Directive: Copy exactly the lines from the beginning of the data down to and including the line holding "import seaborn as sns", without any pictures.

Data segment:
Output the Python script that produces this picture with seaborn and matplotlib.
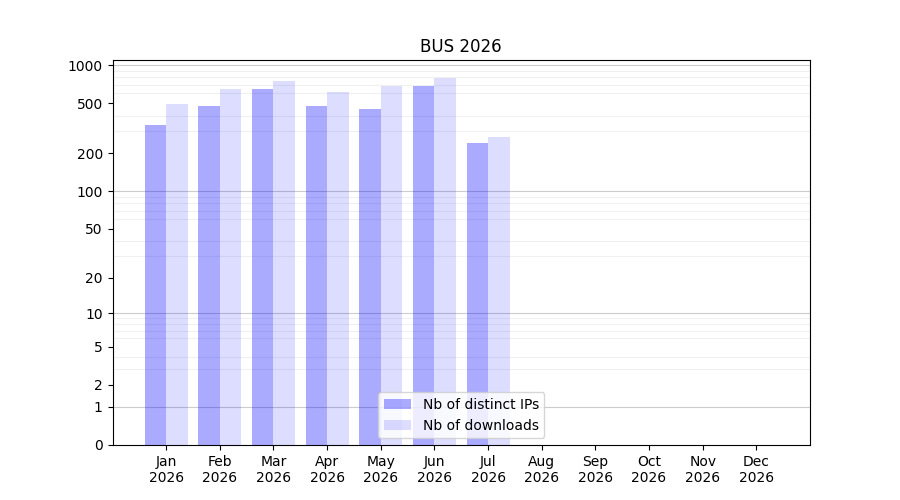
import numpy as np
import pandas as pd
import matplotlib
matplotlib.use("Agg")
import matplotlib.pyplot as plt
import seaborn as sns

months = ["Jan", "Feb", "Mar", "Apr", "May", "Jun", "Jul", "Aug", "Sep", "Oct", "Nov", "Dec"]
year = "2026"
ips = [338, 478, 652, 478, 453, 688, 243]
downloads = [496, 652, 754, 617, 688, 796, 271]
series = ["Nb of distinct IPs", "Nb of downloads"]
ytick_values = [0, 1, 2, 5, 10, 20, 50, 100, 200, 500, 1000]

rows = []
for i, v in enumerate(ips):
    rows.append({"month": months[i], "series": series[0], "value": v})
for i, v in enumerate(downloads):
    rows.append({"month": months[i], "series": series[1], "value": v})
data = pd.DataFrame(rows)


def fwd(x):
    x = np.asarray(x, dtype=float)
    return np.sign(x) * np.log10(1 + np.abs(x))


def inv(y):
    y = np.asarray(y, dtype=float)
    return np.sign(y) * (10 ** np.abs(y) - 1)


fig, ax = plt.subplots(figsize=(9, 5), dpi=100)
sns.barplot(data=data, x="month", y="value", hue="series", order=months,
            hue_order=series, palette=["#aaaaff", "#ddddff"], legend=False,
            errorbar=None, saturation=1, ax=ax)

colors = [(0, 0, 1, 1 / 3), (0, 0, 1, 0.135)]
for cont, col in zip(ax.containers, colors):
    for p in cont.patches:
        p.set_facecolor(col)
        p.set_edgecolor("none")

ax.set_yscale("function", functions=(fwd, inv))
ax.set_ylim(0, 1100)
ax.set_xlim(-1, 12)

ax.set_yticks(ytick_values)
ax.set_yticklabels([str(v) for v in ytick_values])
minor = []
for dec in [1, 10, 100]:
    for m in range(2, 10):
        minor.append(dec * m)
ax.set_yticks(minor, minor=True)
ax.tick_params(axis="y", which="minor", length=0)
ax.yaxis.grid(True, which="minor", color="black", alpha=0.06, linewidth=0.8)
for dec in [1, 10, 100, 1000]:
    ax.axhline(dec, color="black", alpha=0.2, linewidth=0.8, zorder=0.5)
ax.set_axisbelow(True)

ax.set_xticks(range(len(months)))
ax.set_xticklabels([m + "\n" + year for m in months])
ax.set_xlabel("")
ax.set_ylabel("")
ax.set_title("BUS 2026")

ax.legend(ax.containers, series, loc="lower center")

plt.savefig("out.png")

Written reply:
Output the Python script that produces this picture with seaborn and matplotlib.
import numpy as np
import pandas as pd
import matplotlib
matplotlib.use("Agg")
import matplotlib.pyplot as plt
import seaborn as sns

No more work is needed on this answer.